The daughter of coast path murder victims Peter and Gwenda Dixon has told how she had visited Pembrokeshire every summer with her parents before the fateful holiday in 1989.

But Julie Dixon - now Julie Pratley - had not been with them that day because she had been getting older, and went to Cyprus with a friend instead.

Her brother, Tim Dixon, had visited his parents at Howelston Caravan park near Little Haven but left two days before they are thought to have been killed.

The prosecution claims that John William Cooper confronted Mr and Mrs Dixon on the coastpath near Little Haven and blasted them to death with a shotgun.

The alarm was raised after Mrs Pratley returned to the UK the day after her parents were due to have been home.

The court has also heard that handwriting on the side of a shotgun cartridge box found at Cooper's home could have been that of Scoveston Manor murder victim Helen Thomas.

Forensic scientist and handwriting expert Dr Hilary Brenda Pritchard said there was "moderate" scientific support for the conclusion.

The prosecution at Swansea crown court allege that Cooper, aged 66, stole the box after breaking into Scoveston Manor in 1985.

Before he left, said prosecuting counsel Gerard Elias, he had shot dead millionaire farmer Richard Thomas, 58, and his sister Helen, aged 56.

The box of Baikal shotgun cartridges was found by police buried under a duck run at Cooper's then home in St Mary's Park, Jordanston, as they investigated a series of burglaries carried out during the 1980s and 1990s.
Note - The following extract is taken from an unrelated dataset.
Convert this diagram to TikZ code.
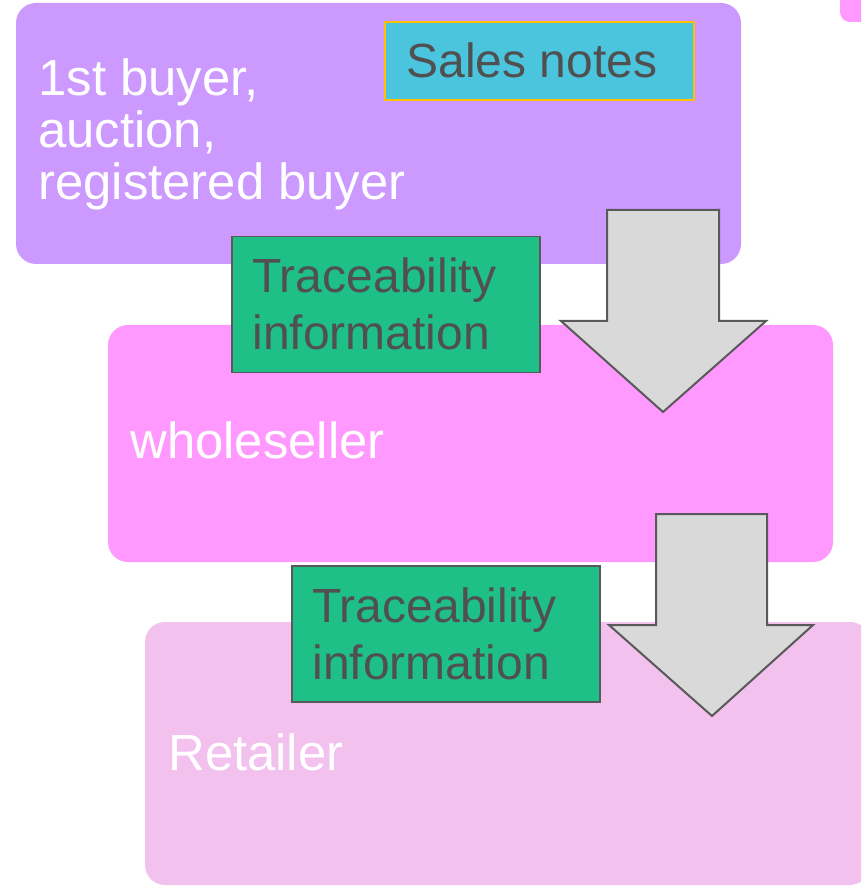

Cooper was later convicted and jailed for 16 years.

Some of the exhibits found in that investigation were retained and, between 2007 and 2009, subjected to new DNA techniques, which led to the murder charges.

Dr Pritchard said she had been given cheques written by Miss Thomas, a calendar she had made a note on and other documents bearing her handwriting.
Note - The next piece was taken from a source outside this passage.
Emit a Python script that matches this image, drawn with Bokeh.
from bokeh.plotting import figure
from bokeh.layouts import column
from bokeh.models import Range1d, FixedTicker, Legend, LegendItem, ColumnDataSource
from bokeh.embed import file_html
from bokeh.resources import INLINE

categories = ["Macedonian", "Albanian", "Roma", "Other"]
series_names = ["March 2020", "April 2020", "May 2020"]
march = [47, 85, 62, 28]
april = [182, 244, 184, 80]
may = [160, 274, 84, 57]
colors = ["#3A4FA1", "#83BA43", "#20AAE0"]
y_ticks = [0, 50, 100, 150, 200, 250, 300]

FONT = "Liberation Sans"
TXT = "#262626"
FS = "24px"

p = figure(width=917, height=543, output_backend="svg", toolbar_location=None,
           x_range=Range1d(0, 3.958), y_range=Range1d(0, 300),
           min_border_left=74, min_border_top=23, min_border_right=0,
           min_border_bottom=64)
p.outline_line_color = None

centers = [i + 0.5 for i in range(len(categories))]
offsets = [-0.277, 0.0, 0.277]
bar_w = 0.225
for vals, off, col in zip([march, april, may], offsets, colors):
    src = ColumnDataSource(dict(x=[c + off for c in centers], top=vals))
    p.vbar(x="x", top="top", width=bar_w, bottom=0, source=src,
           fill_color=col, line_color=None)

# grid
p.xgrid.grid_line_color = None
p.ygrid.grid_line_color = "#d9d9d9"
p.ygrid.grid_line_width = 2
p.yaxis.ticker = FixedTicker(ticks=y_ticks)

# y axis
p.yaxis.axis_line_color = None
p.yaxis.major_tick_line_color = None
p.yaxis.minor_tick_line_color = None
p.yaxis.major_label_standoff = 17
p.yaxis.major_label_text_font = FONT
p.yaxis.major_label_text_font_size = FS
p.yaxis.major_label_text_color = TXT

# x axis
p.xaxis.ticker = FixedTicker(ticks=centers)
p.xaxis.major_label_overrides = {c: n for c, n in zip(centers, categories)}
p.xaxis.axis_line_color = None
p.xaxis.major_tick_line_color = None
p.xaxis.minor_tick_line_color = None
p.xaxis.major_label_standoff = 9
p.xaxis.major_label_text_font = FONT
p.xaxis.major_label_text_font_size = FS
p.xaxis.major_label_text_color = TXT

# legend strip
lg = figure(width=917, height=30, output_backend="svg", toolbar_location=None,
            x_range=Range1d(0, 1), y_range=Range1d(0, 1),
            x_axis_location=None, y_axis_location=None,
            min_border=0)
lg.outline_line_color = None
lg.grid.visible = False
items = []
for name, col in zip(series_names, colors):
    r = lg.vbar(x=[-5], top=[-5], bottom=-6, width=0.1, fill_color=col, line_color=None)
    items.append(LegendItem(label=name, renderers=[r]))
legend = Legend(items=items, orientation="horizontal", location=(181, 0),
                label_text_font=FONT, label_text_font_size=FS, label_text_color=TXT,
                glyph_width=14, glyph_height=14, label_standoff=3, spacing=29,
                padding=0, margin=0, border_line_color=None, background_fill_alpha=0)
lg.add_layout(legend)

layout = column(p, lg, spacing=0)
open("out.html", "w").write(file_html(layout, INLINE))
She compared those with a word written on the side of the cartridge box, which she believed read "Maximum 5."

"There were similarities and no significant differences," she said.

Dr Pritchard said she had started her career at London's Metropolitan police.

Mark Evans QC, representing Cooper, told the jury he would be calling as a witness for the defence "her then boss and the man who taught her."

Cooper denies all the charges against him and the trial continues.